<<<<
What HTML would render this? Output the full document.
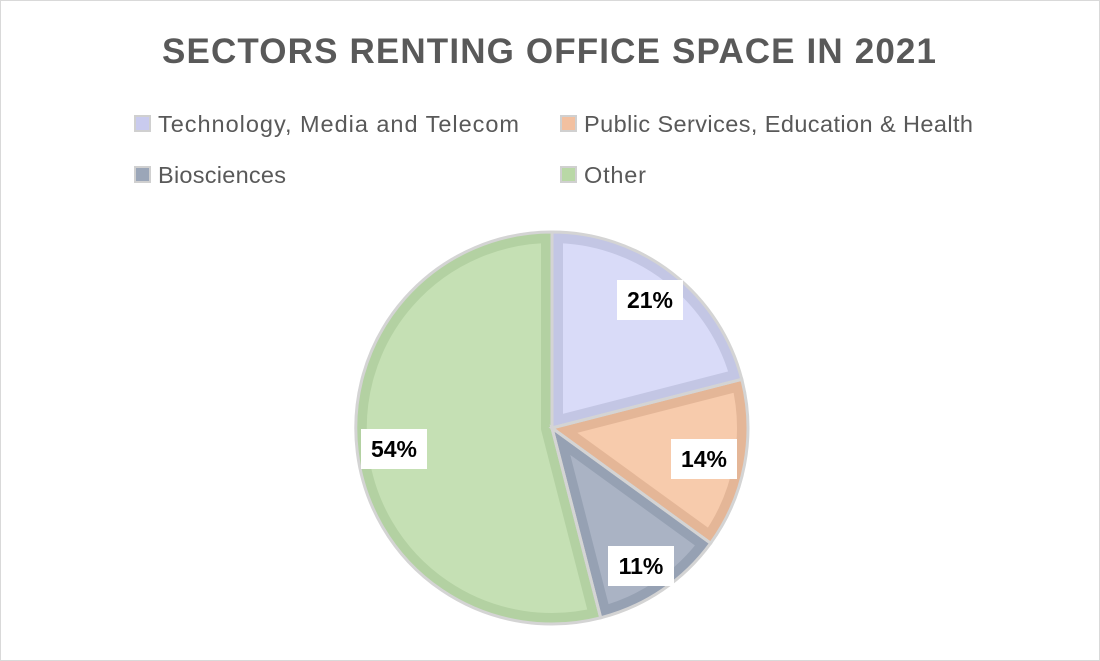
<!DOCTYPE html>
<html><head><style>
body{margin:0;background:#fff;}
svg{display:block;}
</style></head><body>
<svg width="1100" height="661" viewBox="0 0 1100 661" xmlns="http://www.w3.org/2000/svg" font-family="Liberation Sans, sans-serif">
<rect x="0.5" y="0.5" width="1099" height="660" fill="#fff" stroke="#d9d9d9"/>
<text x="162" y="63" font-size="35" font-weight="bold" fill="#595959" textLength="774" lengthAdjust="spacing">SECTORS RENTING OFFICE SPACE IN 2021</text>
<g font-size="23.5" fill="#595959">
<rect x="135" y="116" width="15" height="15" fill="#c9cbee" stroke="#d0d0d0" stroke-width="2"/>
<text x="158" y="132" textLength="361" lengthAdjust="spacing">Technology, Media and Telecom</text>
<rect x="561" y="116" width="15" height="15" fill="#f2c0a0" stroke="#d0d0d0" stroke-width="2"/>
<text x="584" y="132" textLength="389" lengthAdjust="spacing">Public Services, Education &amp; Health</text>
<rect x="135" y="167" width="15" height="15" fill="#9ba6b8" stroke="#d0d0d0" stroke-width="2"/>
<text x="158" y="183" textLength="128" lengthAdjust="spacing">Biosciences</text>
<rect x="561" y="167" width="15" height="15" fill="#b9d8a6" stroke="#d0d0d0" stroke-width="2"/>
<text x="584" y="183" textLength="62" lengthAdjust="spacing">Other</text>
</g>
<defs>
<clipPath id="c1"><path id="p1" d="M552,428 L552,232 A196,196 0 0 1 741.8,379.3 Z"/></clipPath>
<clipPath id="c2"><path id="p2" d="M552,428 L741.8,379.3 A196,196 0 0 1 710.6,543.2 Z"/></clipPath>
<clipPath id="c3"><path id="p3" d="M552,428 L710.6,543.2 A196,196 0 0 1 600.7,617.8 Z"/></clipPath>
<clipPath id="c4"><path id="p4" d="M552,428 L600.7,617.8 A196,196 0 1 1 552,232 Z"/></clipPath>
</defs>
<use href="#p1" fill="#d9dbf8" stroke="#c3c6e4" stroke-width="22" clip-path="url(#c1)"/>
<use href="#p2" fill="#f7cbac" stroke="#e4b697" stroke-width="22" clip-path="url(#c2)"/>
<use href="#p3" fill="#aab3c4" stroke="#96a1b3" stroke-width="22" clip-path="url(#c3)"/>
<use href="#p4" fill="#c5e0b4" stroke="#b3d1a2" stroke-width="22" clip-path="url(#c4)"/>
<g fill="none" stroke="#d4d4d4" stroke-width="3">
<use href="#p1"/><use href="#p2"/><use href="#p3"/><use href="#p4"/>
</g>
<g font-size="23" font-weight="bold" fill="#000" text-anchor="middle">
<rect x="617" y="280" width="66" height="40" fill="#fff"/><text x="650" y="308">21%</text>
<rect x="671" y="439" width="66" height="40" fill="#fff"/><text x="704" y="467">14%</text>
<rect x="608" y="546" width="66" height="40" fill="#fff"/><text x="641" y="574">11%</text>
<rect x="361" y="429" width="66" height="40" fill="#fff"/><text x="394" y="457">54%</text>
</g>
</svg>
</body></html>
>>>>
- _Direction_
Set down the complete material exactly, but do not include the images.

- _Reply_
What HTML would render this? Output the full document.
<!DOCTYPE html>
<html><head><style>
body{margin:0;background:#fff;}
svg{display:block;}
</style></head><body>
<svg width="1100" height="661" viewBox="0 0 1100 661" xmlns="http://www.w3.org/2000/svg" font-family="Liberation Sans, sans-serif">
<rect x="0.5" y="0.5" width="1099" height="660" fill="#fff" stroke="#d9d9d9"/>
<text x="162" y="63" font-size="35" font-weight="bold" fill="#595959" textLength="774" lengthAdjust="spacing">SECTORS RENTING OFFICE SPACE IN 2021</text>
<g font-size="23.5" fill="#595959">
<rect x="135" y="116" width="15" height="15" fill="#c9cbee" stroke="#d0d0d0" stroke-width="2"/>
<text x="158" y="132" textLength="361" lengthAdjust="spacing">Technology, Media and Telecom</text>
<rect x="561" y="116" width="15" height="15" fill="#f2c0a0" stroke="#d0d0d0" stroke-width="2"/>
<text x="584" y="132" textLength="389" lengthAdjust="spacing">Public Services, Education &amp; Health</text>
<rect x="135" y="167" width="15" height="15" fill="#9ba6b8" stroke="#d0d0d0" stroke-width="2"/>
<text x="158" y="183" textLength="128" lengthAdjust="spacing">Biosciences</text>
<rect x="561" y="167" width="15" height="15" fill="#b9d8a6" stroke="#d0d0d0" stroke-width="2"/>
<text x="584" y="183" textLength="62" lengthAdjust="spacing">Other</text>
</g>
<defs>
<clipPath id="c1"><path id="p1" d="M552,428 L552,232 A196,196 0 0 1 741.8,379.3 Z"/></clipPath>
<clipPath id="c2"><path id="p2" d="M552,428 L741.8,379.3 A196,196 0 0 1 710.6,543.2 Z"/></clipPath>
<clipPath id="c3"><path id="p3" d="M552,428 L710.6,543.2 A196,196 0 0 1 600.7,617.8 Z"/></clipPath>
<clipPath id="c4"><path id="p4" d="M552,428 L600.7,617.8 A196,196 0 1 1 552,232 Z"/></clipPath>
</defs>
<use href="#p1" fill="#d9dbf8" stroke="#c3c6e4" stroke-width="22" clip-path="url(#c1)"/>
<use href="#p2" fill="#f7cbac" stroke="#e4b697" stroke-width="22" clip-path="url(#c2)"/>
<use href="#p3" fill="#aab3c4" stroke="#96a1b3" stroke-width="22" clip-path="url(#c3)"/>
<use href="#p4" fill="#c5e0b4" stroke="#b3d1a2" stroke-width="22" clip-path="url(#c4)"/>
<g fill="none" stroke="#d4d4d4" stroke-width="3">
<use href="#p1"/><use href="#p2"/><use href="#p3"/><use href="#p4"/>
</g>
<g font-size="23" font-weight="bold" fill="#000" text-anchor="middle">
<rect x="617" y="280" width="66" height="40" fill="#fff"/><text x="650" y="308">21%</text>
<rect x="671" y="439" width="66" height="40" fill="#fff"/><text x="704" y="467">14%</text>
<rect x="608" y="546" width="66" height="40" fill="#fff"/><text x="641" y="574">11%</text>
<rect x="361" y="429" width="66" height="40" fill="#fff"/><text x="394" y="457">54%</text>
</g>
</svg>
</body></html>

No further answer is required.